The movement is based on business practices going back to the 1940s in the world of management consulting through the work of Peter Drucker, in total quality management through the work of W. Edwards Deming starting in the 1950s, the Stanford Research Institute and in the academic world going back to the 1980s as explained in this recent academic review of the management theory behind stakeholder capitalism. It was not conceived of in 2019, as some believe, when the Business Roundtable updated its charter of the organization to address the needs of all stakeholders, which was in effect little more than a press release. Stakeholder capitalism principles predate the term ESG by decades.
The concept and principles of stakeholder capitalism have existed for decades but there remains confusion about the definition that is either a natural consequence of any new concept or is in some cases an opportunity to poke holes in it. This primer clarifies the definition for stakeholder capitalism based on decades of pre-2019 usage. It provides a brief history and a list of the relatively small number of people and organizations whose work has contributed to a better understanding of the virtuous circle of prosperity and a healthier environment created by strategically and systematically engaging all stakeholders in the missions and objectives of the enterprise.

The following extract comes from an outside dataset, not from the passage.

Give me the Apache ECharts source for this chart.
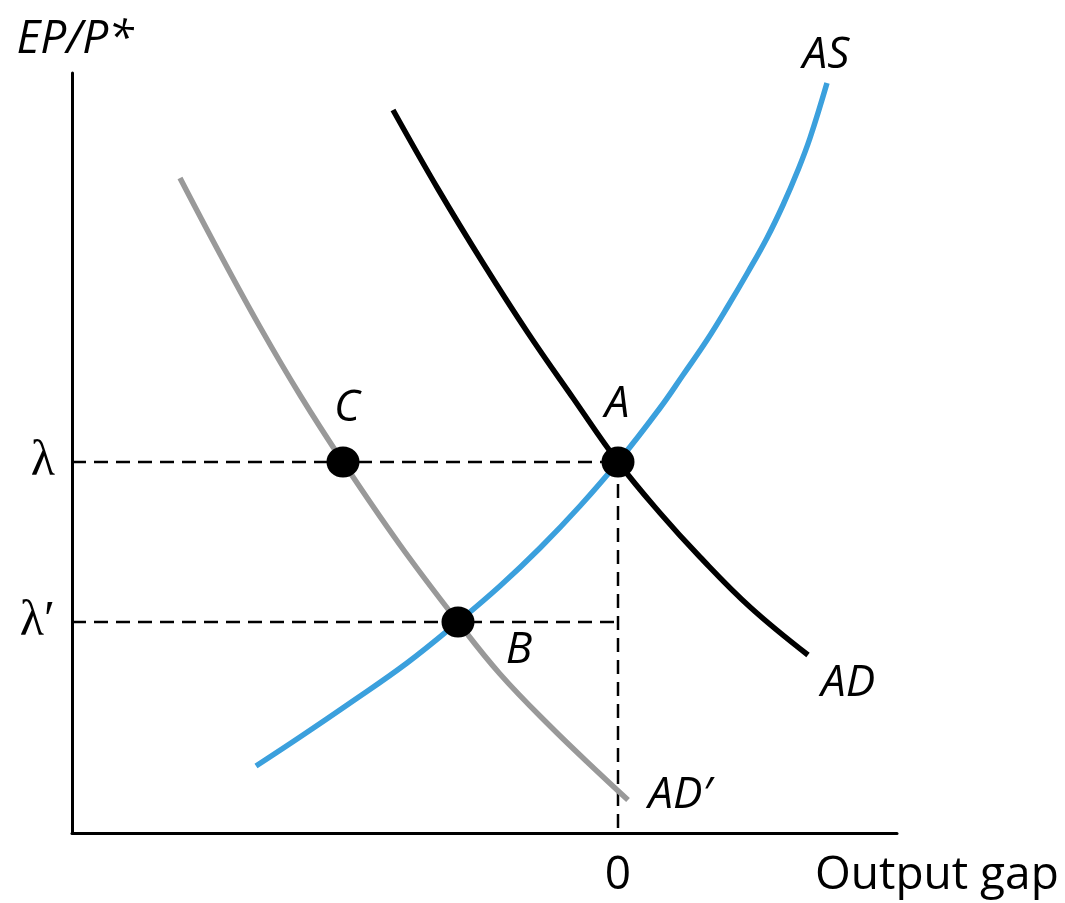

Despite the recent pronouncements from the Business Roundtable and others, the concepts underlying stakeholder capitalism did not come down from on high but rather from the practical efforts of academics and business people trying to improve business. The Enterprise Engagement Alliance Youtube.com channel has a regularly updated library of shows consisting of panel discussions with experts in all areas of business and academia on the practical implementation of stakeholder capitalism to achieve organizational results. This article was first published in March 2020 and was most recently updated in April 2023. The concept of stakeholder capitalism is completely non-partisan as it does not require government involvement.

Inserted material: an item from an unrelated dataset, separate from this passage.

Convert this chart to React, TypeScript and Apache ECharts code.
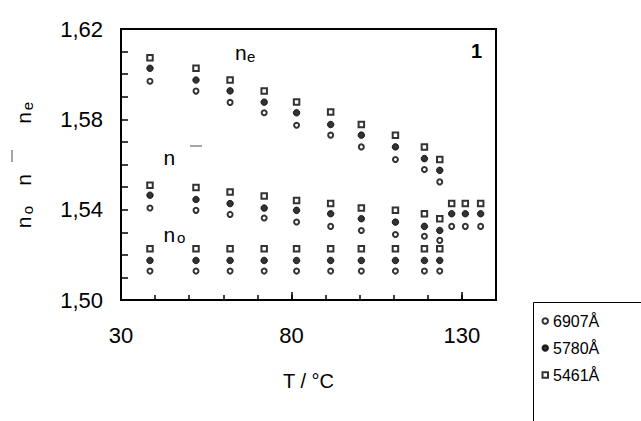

The European Union has now upped the ante on stakeholder capitalism through the passage of its new Corporate Sustainabilty Reporting Directive, which will require up to 50,000 companies worldwide, and at least 3,000 of the largest US companies, to disclose detailed information on employee turnover, safety, diversity, pay equity, and more, as well as the employee management practices of its supply chain and its practices related to customers and communities.
Click here for an EEA Youtube show conversation on Stakeholder Capitalism between Bruce Bolger, EEA founder and R. Edward Freeman, Professor of Business Administration at the Darden School of the University of Virginia, both early advocates of the field, or this show with Leo E. Strine, Jr., former Delaware Chief Justice, another pioneer and a strict advocate for keeping business out of politics and vice versa. Click here for a library of other YouTube shows related to stakeholder management.
Click here for a library of stakeholder capitalism and human capital management resources. See the footer for information about the activities of Enterprise Engagement Alliance at TheEEA.org or contact Bruce Bolger at 914-591-7600, ext. 230 or Bolger@TheICEE.org.
By Bruce Bolger
- The Definition of Stakeholder Capitalism Consistent With Sound Business Principles and Decades of Practice
- Opponents Focus on an Illogical Definition
- The Contributors to Stakeholder Capitalism Principles
Governors in Texas, Florida, and Louisiana have drawn attention to stakeholder capitalism through their proposed measures to curtail state pension funds from investing in investment managers that promote or support ESG (Environmental, Social, Governance) practices, increasingly associated with stakeholder capitalism. Nineteen states have now formed a coalition to oppose ESG investing. Sen. Pat Toomey, R., PA., made national news by requesting detailed information of standards from more than a dozen ESG ratings firms. Writing recently in opposition to stakeholder capitalism in multiple publications and cable media platforms, a former health care entrepreneur, asset manager, and former Republican presidential candidate Vivek Ramaswamy, says, without reference to any formal definition, that “stakeholder capitalism refers—or at least used to refer—to the idea that companies should serve not just their shareholders, but also other societal interests."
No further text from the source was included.